+++ INPUT MATERIAL

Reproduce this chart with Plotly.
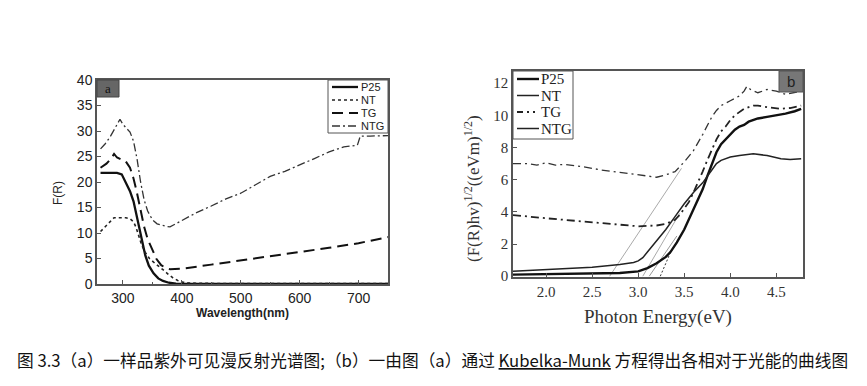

++++++
+++ INPUT MATERIAL

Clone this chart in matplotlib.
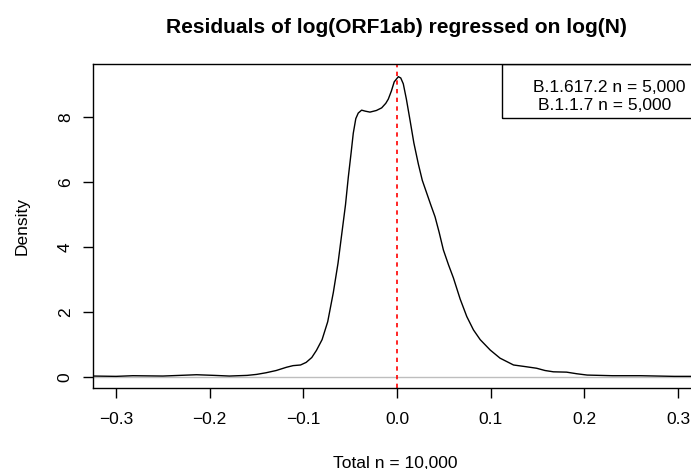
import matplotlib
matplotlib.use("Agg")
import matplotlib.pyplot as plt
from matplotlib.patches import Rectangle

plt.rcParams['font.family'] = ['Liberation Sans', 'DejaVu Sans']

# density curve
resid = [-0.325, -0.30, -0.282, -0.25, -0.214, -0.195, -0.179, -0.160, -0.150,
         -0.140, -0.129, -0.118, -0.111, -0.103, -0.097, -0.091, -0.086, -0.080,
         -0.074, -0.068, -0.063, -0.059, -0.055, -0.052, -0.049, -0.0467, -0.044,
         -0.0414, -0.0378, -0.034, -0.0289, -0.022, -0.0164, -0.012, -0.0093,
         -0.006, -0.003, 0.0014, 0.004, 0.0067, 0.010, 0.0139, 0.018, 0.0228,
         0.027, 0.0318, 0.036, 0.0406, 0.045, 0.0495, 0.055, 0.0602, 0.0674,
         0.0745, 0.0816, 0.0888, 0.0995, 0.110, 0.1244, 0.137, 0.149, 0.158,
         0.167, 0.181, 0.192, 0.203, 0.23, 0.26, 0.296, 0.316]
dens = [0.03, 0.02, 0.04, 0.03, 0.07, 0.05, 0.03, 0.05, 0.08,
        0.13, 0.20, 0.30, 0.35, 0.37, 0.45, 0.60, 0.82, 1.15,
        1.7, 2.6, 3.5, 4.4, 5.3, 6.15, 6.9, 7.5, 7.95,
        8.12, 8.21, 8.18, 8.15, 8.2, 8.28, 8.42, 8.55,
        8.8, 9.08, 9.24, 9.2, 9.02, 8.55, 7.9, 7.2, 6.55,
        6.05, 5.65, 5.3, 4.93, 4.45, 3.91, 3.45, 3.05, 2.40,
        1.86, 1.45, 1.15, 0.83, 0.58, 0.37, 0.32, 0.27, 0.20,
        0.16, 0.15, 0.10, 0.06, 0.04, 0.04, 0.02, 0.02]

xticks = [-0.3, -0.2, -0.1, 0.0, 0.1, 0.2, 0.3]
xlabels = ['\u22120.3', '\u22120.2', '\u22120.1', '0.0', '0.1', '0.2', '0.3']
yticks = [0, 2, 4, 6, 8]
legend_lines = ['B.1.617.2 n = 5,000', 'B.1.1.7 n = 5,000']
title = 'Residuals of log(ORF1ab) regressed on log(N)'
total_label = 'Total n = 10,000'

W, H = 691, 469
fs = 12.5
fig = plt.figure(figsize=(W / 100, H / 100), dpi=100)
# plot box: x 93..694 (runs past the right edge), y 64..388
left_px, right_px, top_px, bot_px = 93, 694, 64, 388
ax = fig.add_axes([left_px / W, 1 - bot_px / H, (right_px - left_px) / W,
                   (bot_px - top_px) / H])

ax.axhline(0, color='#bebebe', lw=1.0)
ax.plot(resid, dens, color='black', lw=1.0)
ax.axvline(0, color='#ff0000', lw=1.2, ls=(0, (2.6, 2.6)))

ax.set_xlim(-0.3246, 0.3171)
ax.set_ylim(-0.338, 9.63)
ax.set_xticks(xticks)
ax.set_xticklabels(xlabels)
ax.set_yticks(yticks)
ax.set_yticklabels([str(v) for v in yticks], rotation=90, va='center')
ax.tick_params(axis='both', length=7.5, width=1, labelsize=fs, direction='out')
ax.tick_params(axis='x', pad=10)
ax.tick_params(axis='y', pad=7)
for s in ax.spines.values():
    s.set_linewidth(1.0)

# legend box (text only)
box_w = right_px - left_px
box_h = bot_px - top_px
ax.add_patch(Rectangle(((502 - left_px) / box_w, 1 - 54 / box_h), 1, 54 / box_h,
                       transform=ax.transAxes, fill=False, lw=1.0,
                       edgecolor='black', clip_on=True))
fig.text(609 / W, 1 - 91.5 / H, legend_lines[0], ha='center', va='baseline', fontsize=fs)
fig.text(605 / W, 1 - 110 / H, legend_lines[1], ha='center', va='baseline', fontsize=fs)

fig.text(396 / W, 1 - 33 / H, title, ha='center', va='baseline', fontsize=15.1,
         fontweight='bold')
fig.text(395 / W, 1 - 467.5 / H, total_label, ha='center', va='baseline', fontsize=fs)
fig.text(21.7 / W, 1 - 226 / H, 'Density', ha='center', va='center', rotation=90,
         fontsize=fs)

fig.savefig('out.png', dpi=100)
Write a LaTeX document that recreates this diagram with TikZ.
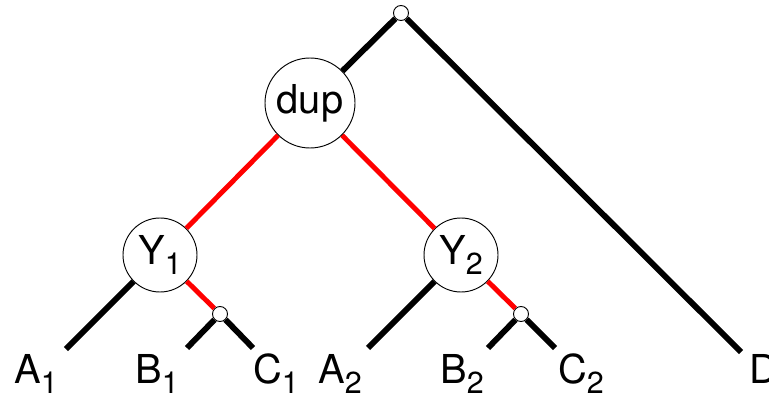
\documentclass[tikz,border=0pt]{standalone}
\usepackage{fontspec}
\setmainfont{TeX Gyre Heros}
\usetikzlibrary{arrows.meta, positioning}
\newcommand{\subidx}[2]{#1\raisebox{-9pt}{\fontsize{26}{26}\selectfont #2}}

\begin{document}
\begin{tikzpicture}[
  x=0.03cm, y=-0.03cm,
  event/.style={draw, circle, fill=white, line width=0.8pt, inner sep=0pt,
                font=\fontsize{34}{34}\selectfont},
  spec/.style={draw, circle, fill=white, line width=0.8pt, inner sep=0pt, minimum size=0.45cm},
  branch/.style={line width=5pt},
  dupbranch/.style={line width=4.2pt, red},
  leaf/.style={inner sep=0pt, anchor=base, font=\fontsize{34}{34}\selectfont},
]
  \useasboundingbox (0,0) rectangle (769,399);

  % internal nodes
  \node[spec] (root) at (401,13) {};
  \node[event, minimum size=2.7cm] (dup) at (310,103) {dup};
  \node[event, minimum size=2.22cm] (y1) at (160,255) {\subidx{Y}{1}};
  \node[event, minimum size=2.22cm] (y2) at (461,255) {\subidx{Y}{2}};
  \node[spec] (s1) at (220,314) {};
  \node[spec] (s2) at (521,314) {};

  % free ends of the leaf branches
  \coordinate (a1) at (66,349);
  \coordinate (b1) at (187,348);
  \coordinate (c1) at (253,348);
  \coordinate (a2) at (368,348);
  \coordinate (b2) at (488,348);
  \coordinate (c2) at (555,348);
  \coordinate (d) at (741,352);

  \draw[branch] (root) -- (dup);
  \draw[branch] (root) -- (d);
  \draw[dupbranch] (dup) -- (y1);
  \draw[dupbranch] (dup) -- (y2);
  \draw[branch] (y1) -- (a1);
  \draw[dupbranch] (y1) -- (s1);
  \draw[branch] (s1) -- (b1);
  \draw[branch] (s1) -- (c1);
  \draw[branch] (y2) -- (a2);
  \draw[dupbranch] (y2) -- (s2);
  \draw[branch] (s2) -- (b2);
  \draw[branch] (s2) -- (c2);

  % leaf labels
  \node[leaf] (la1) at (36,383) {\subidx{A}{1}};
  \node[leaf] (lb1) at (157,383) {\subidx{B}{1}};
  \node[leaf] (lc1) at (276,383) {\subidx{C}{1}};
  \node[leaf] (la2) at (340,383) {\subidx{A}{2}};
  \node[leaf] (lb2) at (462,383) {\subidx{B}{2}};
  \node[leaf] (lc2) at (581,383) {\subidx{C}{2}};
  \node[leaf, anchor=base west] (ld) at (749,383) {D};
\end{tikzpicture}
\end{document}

++++++

Report back each line of the entries that holds the string "with".

● **ANSWER FOR THE TASK**:
Reproduce this chart with Plotly.
Write a LaTeX document that recreates this diagram with TikZ.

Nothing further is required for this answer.